So only 12% of supply chain pros are using AI? Apparently.
Originally published on
Dive Brief:
- Twelve percent of supply chain professionals say their organizations are currently using artificial intelligence (AI) in their operations and 60% expect to be doing so within the next five years, according to the latest annual MHI Industry Report which surveyed 1,001 supply chain professionals in manufacturing, transportation and other industries. Results have remained flat from last year when 13% said they were using AI.
- Predictive analytics, which relies on many of the same techniques as AI, is being used by 28% of respondents, the survey found.
- Low-level AI implementation could be the result of the difficulty hiring technology talent and the inability to properly manage enterprise data streams, according to experts.
Dive Insight:
One problem with pinning down the number of people who are using AI is if you ask two people what they consider to be AI you’ll get two answers. I know because I did just that.

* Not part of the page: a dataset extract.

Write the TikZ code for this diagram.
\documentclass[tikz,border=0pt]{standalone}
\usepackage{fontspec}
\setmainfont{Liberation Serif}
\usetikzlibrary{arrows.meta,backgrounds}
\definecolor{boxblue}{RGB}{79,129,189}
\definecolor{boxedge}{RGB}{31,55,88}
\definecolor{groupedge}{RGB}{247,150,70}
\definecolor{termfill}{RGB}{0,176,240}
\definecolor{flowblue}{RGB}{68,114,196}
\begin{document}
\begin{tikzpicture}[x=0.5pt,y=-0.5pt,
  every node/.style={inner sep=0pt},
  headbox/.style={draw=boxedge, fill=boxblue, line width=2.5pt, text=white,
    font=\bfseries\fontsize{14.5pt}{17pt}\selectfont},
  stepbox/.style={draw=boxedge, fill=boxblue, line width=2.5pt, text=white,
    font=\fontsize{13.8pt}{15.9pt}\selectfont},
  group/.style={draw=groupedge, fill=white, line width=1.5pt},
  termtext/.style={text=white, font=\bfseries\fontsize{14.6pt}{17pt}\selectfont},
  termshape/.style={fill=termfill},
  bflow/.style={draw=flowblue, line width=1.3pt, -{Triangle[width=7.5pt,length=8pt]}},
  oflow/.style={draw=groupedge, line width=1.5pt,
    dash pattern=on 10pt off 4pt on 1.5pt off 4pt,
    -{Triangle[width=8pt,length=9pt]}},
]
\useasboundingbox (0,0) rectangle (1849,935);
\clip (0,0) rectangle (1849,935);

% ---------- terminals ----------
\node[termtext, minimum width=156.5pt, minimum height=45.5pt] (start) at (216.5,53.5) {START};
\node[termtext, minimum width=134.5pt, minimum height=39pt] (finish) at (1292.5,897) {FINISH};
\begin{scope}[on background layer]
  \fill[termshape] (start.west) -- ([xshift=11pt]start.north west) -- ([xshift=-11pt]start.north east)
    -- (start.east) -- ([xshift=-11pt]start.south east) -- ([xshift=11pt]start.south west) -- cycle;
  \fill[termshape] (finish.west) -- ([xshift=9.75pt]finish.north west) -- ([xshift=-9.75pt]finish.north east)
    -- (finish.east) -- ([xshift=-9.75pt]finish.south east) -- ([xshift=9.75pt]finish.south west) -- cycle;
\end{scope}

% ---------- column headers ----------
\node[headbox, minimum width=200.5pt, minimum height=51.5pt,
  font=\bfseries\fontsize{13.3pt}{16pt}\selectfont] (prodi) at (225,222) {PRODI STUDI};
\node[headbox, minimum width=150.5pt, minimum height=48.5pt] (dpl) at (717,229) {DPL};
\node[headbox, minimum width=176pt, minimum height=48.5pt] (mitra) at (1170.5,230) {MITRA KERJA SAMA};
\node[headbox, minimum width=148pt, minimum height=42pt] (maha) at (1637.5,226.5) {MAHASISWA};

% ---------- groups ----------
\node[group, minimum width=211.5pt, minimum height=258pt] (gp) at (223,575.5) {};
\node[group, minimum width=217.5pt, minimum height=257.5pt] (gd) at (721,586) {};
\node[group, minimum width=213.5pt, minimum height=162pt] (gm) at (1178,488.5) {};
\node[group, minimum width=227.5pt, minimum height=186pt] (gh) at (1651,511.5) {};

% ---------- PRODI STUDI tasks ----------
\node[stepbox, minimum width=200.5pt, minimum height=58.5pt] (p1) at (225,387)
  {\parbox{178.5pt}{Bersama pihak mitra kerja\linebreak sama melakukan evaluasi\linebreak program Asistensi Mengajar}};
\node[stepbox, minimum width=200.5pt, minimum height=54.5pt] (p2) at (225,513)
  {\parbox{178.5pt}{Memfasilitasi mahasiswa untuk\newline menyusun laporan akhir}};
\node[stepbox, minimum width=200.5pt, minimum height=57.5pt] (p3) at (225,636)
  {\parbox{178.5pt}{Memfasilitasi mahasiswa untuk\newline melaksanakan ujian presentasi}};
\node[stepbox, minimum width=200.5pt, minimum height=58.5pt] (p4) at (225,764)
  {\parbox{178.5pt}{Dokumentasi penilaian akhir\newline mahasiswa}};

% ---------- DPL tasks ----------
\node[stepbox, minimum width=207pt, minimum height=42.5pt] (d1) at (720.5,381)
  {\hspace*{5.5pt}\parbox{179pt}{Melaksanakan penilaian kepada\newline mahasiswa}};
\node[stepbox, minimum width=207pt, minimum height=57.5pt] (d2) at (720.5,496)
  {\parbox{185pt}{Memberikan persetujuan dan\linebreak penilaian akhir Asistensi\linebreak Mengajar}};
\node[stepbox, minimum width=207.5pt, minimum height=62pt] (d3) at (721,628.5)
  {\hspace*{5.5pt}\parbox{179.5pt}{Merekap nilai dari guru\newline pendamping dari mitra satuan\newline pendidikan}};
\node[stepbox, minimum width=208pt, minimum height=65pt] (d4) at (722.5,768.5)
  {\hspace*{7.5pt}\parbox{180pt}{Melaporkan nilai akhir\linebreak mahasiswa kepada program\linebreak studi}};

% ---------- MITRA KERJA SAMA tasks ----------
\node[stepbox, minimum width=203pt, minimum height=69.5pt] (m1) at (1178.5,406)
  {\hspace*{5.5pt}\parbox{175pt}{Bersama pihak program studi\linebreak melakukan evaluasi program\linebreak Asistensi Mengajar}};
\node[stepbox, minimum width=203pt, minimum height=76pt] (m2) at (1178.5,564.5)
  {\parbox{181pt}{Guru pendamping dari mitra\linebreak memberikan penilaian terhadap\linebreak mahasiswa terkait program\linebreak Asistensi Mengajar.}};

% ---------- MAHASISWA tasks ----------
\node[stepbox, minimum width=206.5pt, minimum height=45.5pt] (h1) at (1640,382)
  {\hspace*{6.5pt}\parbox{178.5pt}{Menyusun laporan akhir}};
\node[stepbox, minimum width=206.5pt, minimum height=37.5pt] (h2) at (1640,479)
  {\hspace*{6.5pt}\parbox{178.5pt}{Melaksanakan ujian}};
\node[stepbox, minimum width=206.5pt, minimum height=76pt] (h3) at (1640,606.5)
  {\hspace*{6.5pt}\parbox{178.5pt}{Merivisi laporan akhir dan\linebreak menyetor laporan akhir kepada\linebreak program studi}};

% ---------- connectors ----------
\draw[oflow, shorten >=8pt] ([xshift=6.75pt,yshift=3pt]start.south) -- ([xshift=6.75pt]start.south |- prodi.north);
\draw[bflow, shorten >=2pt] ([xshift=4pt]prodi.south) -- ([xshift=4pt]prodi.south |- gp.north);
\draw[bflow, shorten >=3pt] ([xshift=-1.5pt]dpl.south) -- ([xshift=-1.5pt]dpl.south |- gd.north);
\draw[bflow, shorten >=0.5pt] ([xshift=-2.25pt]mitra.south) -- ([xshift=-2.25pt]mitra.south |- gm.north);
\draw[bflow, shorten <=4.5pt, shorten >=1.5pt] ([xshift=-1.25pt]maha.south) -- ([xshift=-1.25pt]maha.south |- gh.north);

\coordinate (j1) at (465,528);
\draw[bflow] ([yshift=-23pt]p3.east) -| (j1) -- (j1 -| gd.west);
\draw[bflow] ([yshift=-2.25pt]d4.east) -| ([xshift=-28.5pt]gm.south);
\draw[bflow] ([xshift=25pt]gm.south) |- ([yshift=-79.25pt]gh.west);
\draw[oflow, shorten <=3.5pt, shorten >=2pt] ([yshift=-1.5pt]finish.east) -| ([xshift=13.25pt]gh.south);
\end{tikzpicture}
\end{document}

Thomas D. Boykin, a supply chain specialist at Deloitte and leader of the MHI white paper, said he considered AI to be not just predictive analytics and prescriptive analytics, but a system where the human is taken completely out of the loop. An example would be a system used by a waste management company to reroute vehicles based on sensor data from waste receptacles around the service area, Boykin said. “There’s some things that can be executed systematically without human intervention,” he said in an interview. “And for us, that’s where AI comes in.” But the definition is quite different for Stefan Nusser, the VP of product at Fetch Robotics who used to run the Cloud AI team for Google in Europe. “In my mind, any data-driven, model-based machine learning approach — that to me is AI,” Nusser said in an interview with Supply Chain Dive. This would include an algorithm based on historical data that provides outputs with a certain level of accuracy, he said. For Nusser, if AI is the car then machine learning is the engine. In this case, many of the methods analysts currently use for predictive analytics — clustering, classification, etc. — would be considered AI. But definitions aside, Boykin and Nusser agree that AI is far from widespread within the supply chain at this point. “I think penetration is just slow,” Nusser said. There are also two ways a company could be using AI:- Buy AI applications from a vendor.
- Build AI models in-house using Python, R or another programing language.